= Job =
Look for "document" in the listing below. Gather each line that contains it.
-- BEGIN Recorded information --
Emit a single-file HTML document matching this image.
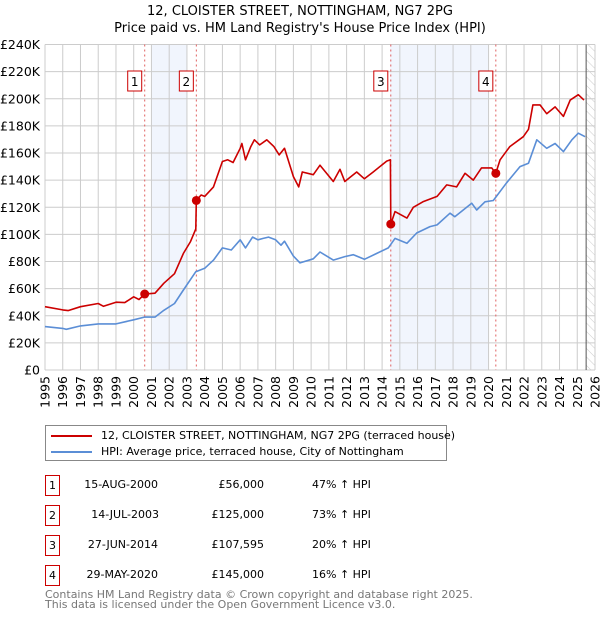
<!DOCTYPE html>
<html><head><meta charset="utf-8"><style>
body{margin:0;background:#fff;width:600px;height:620px;overflow:hidden;font-family:"Liberation Sans","DejaVu Sans",sans-serif;}
svg text{font-family:"DejaVu Sans","Liberation Sans",sans-serif;}
.t div{white-space:nowrap;}
</style></head><body>
<svg id="c" width="600" height="620" xmlns="http://www.w3.org/2000/svg"></svg>
<script>
const yTicks=[0,20,40,60,80,100,120,140,160,180,200,220,240];
const years=[1995,1996,1997,1998,1999,2000,2001,2002,2003,2004,2005,2006,2007,2008,2009,2010,2011,2012,2013,2014,2015,2016,2017,2018,2019,2020,2021,2022,2023,2024,2025,2026];
const hpiX=[1995,1996,1996.2,1997,1998,1999,2000,2000.6,2001.2,2001.7,2002.3,2002.8,2003.5,2004,2004.5,2005,2005.5,2006,2006.3,2006.7,2007,2007.3,2007.6,2008,2008.3,2008.5,2009,2009.37,2010.12,2010.5,2011.25,2011.9,2012.38,2013.0,2013.7,2014.35,2014.73,2015.4,2015.95,2016.7,2017.1,2017.83,2018.1,2019.05,2019.33,2019.8,2020.27,2021.0,2021.77,2022.25,2022.72,2023.28,2023.75,2024.22,2024.7,2025.06,2025.44];
const hpiY=[32,30.7,30,32.5,34,34,37,39,39,44,49,59,72.5,75,81,90,88.5,96,90,98,96,97,98,96,92,95,84,79,82,87,81,83.6,85,81.6,86,90,97,93.4,101,105.7,107,115.6,113,123,118,124,125,137.7,150,152.5,169.7,163.5,167,161,169.7,174.6,172];
const ppX=[1995,1996,1996.3,1997,1998,1998.3,1999,1999.5,2000,2000.3,2000.62,2001.2,2001.7,2002.3,2002.8,2003.2,2003.5,2003.53,2003.8,2004,2004.5,2005,2005.3,2005.6,2006,2006.1,2006.3,2006.6,2006.8,2007.1,2007.5,2007.9,2008.2,2008.5,2009,2009.3,2009.5,2010.12,2010.5,2011.25,2011.63,2011.9,2012.57,2013.0,2013.5,2014.26,2014.47,2014.49,2014.73,2015.4,2015.76,2016.3,2017.1,2017.64,2018.2,2018.67,2019.14,2019.6,2020.18,2020.41,2020.65,2021.2,2021.96,2022.25,2022.5,2022.9,2023.28,2023.75,2024.22,2024.6,2025.06,2025.38];
const ppY=[46.7,44.3,43.8,46.7,49,47,50,49.7,54,52,56,56.6,64,71,86,94.7,104,125,129,128,135,153.7,155,153,163.5,167,155,164.7,169.7,166,169.7,164.7,158.6,163.5,142.6,135,146,144,151,139,148,139,146,141,146,154,155,107.6,116.8,112,120,124,128,136.5,135,145,140,149,149,145,155,164.7,172,177.5,195.5,195.5,189,194,187,199,203,199];
const saleDates=[2000.62,2003.53,2014.49,2020.41];
const salePrices=[56,125,107.595,145];
const saleLabels=["1","2","3","4"];
const shadeRanges=[[2001.0,2003.0],[2014.45,2020.0]];

const L=45,R=595,T=44.5,B=370,Y0=1995,Y1=2026,VMAX=240;
const X=y=>L+(y-Y0)/(Y1-Y0)*(R-L);
const Y=v=>B-v/VMAX*(B-T);
const svg=document.getElementById('c');
const NS='http://www.w3.org/2000/svg';
function mk(t,a,p){const e=document.createElementNS(NS,t);for(const k in a)e.setAttribute(k,a[k]);(p||svg).appendChild(e);return e;}

let e=mk('text',{x:300,y:15,'text-anchor':'middle','font-size':13,fill:'#000'});e.textContent='12, CLOISTER STREET, NOTTINGHAM, NG7 2PG';


e=mk('text',{x:300,y:32,'text-anchor':'middle','font-size':13,fill:'#000'});e.textContent="Price paid vs. HM Land Registry's House Price Index (HPI)";



shadeRanges.forEach(r=>{const s=mk('rect',{x:X(r[0]),y:T,width:X(r[1])-X(r[0]),height:B-T,fill:'#eef3fc',opacity:0.8});

});

const defs=mk('defs',{});
const pat=mk('pattern',{id:'h',width:6,height:6,patternUnits:'userSpaceOnUse',patternTransform:'rotate(-45)'},defs);
mk('line',{x1:0,y1:0,x2:0,y2:6,stroke:'#ccc','stroke-width':1},pat);
e=mk('rect',{x:X(2025.5),y:T,width:R-X(2025.5),height:B-T,fill:'url(#h)'});



yTicks.forEach(v=>{const g=mk('line',{x1:L,x2:R,y1:Y(v),y2:Y(v),stroke:'#cccccc','stroke-width':1});


const t=mk('text',{x:L-5,y:Y(v)+4.5,'text-anchor':'end','font-size':12.5,fill:'#000'});t.textContent='£'+(v?v+'K':'0');

});
years.forEach(y=>{const g=mk('line',{x1:X(y),x2:X(y),y1:T,y2:B,stroke:'#cccccc','stroke-width':1});


const t=mk('text',{x:0,y:0,'text-anchor':'end','font-size':12.5,fill:'#000',transform:`translate(${X(y)+4.5},${B+6}) rotate(-90)`});t.textContent=y;

});
e=mk('line',{x1:X(2025.5),x2:X(2025.5),y1:T,y2:B,stroke:'#555','stroke-width':1});



saleDates.forEach((d,i)=>{const l=mk('line',{x1:X(d),x2:X(d),y1:T,y2:B,stroke:'#e06060','stroke-width':1,'stroke-dasharray':'2,3'});

});

function path(xs,ys,col,name){let d='';xs.forEach((x,i)=>{d+=(i?'L':'M')+X(x).toFixed(1)+','+Y(ys[i]).toFixed(1);});
const p=mk('path',{d:d,fill:'none',stroke:col,'stroke-width':1.6,'stroke-linejoin':'round'});

}
path(hpiX,hpiY,'#5b8ed6','hpi-line');
path(ppX,ppY,'#cc0000','price-paid-line');

saleDates.forEach((d,i)=>{const c=mk('circle',{cx:X(d),cy:Y(salePrices[i]),r:4.5,fill:'#cc0000'});


const bx=mk('rect',{x:X(d)-17,y:71,width:14,height:20,fill:'#fff',stroke:'#cc0000','stroke-width':1});


const t=mk('text',{x:X(d)-10,y:86,'text-anchor':'middle','font-size':12,fill:'#000'});t.textContent=saleLabels[i];

});
</script>
<div style="position:absolute;left:45px;top:425px;width:400px;height:34px;border:1px solid #888;font-size:11px;font-family:'DejaVu Sans','Liberation Sans',sans-serif;">
 <div style="position:absolute;left:5px;top:3px;white-space:nowrap;"><span style="display:inline-block;width:41px;height:2px;background:#cc0000;vertical-align:middle;margin-right:9px;"></span>12, CLOISTER STREET, NOTTINGHAM, NG7 2PG (terraced house)</div>
 <div style="position:absolute;left:5px;top:19px;white-space:nowrap;"><span style="display:inline-block;width:41px;height:2px;background:#5b8ed6;vertical-align:middle;margin-right:9px;"></span>HPI: Average price, terraced house, City of Nottingham</div>
</div>
<div class="t" style="position:absolute;left:0;top:0;font-size:11px;font-family:'DejaVu Sans','Liberation Sans',sans-serif;">
 <div>
  <div style="position:absolute;left:45px;top:475px;width:13px;height:19px;border:1px solid #cc0000;text-align:center;line-height:19px;">1</div>
  <div style="position:absolute;left:40px;width:118px;top:478px;text-align:right;">15-AUG-2000</div>
  <div style="position:absolute;left:150px;width:114px;top:478px;text-align:right;">£56,000</div>
  <div style="position:absolute;left:312px;top:478px;">47% ↑ HPI</div></div>
 <div>
  <div style="position:absolute;left:45px;top:505px;width:13px;height:19px;border:1px solid #cc0000;text-align:center;line-height:19px;">2</div>
  <div style="position:absolute;left:40px;width:119px;top:508px;text-align:right;">14-JUL-2003</div>
  <div style="position:absolute;left:150px;width:114px;top:508px;text-align:right;">£125,000</div>
  <div style="position:absolute;left:312px;top:508px;">73% ↑ HPI</div></div>
 <div>
  <div style="position:absolute;left:45px;top:535px;width:13px;height:19px;border:1px solid #cc0000;text-align:center;line-height:19px;">3</div>
  <div style="position:absolute;left:40px;width:118px;top:538px;text-align:right;">27-JUN-2014</div>
  <div style="position:absolute;left:150px;width:114px;top:538px;text-align:right;">£107,595</div>
  <div style="position:absolute;left:312px;top:538px;">20% ↑ HPI</div></div>
 <div>
  <div style="position:absolute;left:45px;top:565px;width:13px;height:19px;border:1px solid #cc0000;text-align:center;line-height:19px;">4</div>
  <div style="position:absolute;left:40px;width:118px;top:568px;text-align:right;">29-MAY-2020</div>
  <div style="position:absolute;left:150px;width:114px;top:568px;text-align:right;">£145,000</div>
  <div style="position:absolute;left:312px;top:568px;">16% ↑ HPI</div></div>
</div>
<div style="position:absolute;left:45px;top:590px;font-size:11px;line-height:10px;color:#777;font-family:'DejaVu Sans','Liberation Sans',sans-serif;white-space:nowrap;">Contains HM Land Registry data © Crown copyright and database right 2025.<br>This data is licensed under the Open Government Licence v3.0.</div>
</body></html>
-- END Recorded information --
= Problem solution =
Emit a single-file HTML document matching this image.
const svg=document.getElementById('c');
function mk(t,a,p){const e=document.createElementNS(NS,t);for(const k in a)e.setAttribute(k,a[k]);(p||svg).appendChild(e);return e;}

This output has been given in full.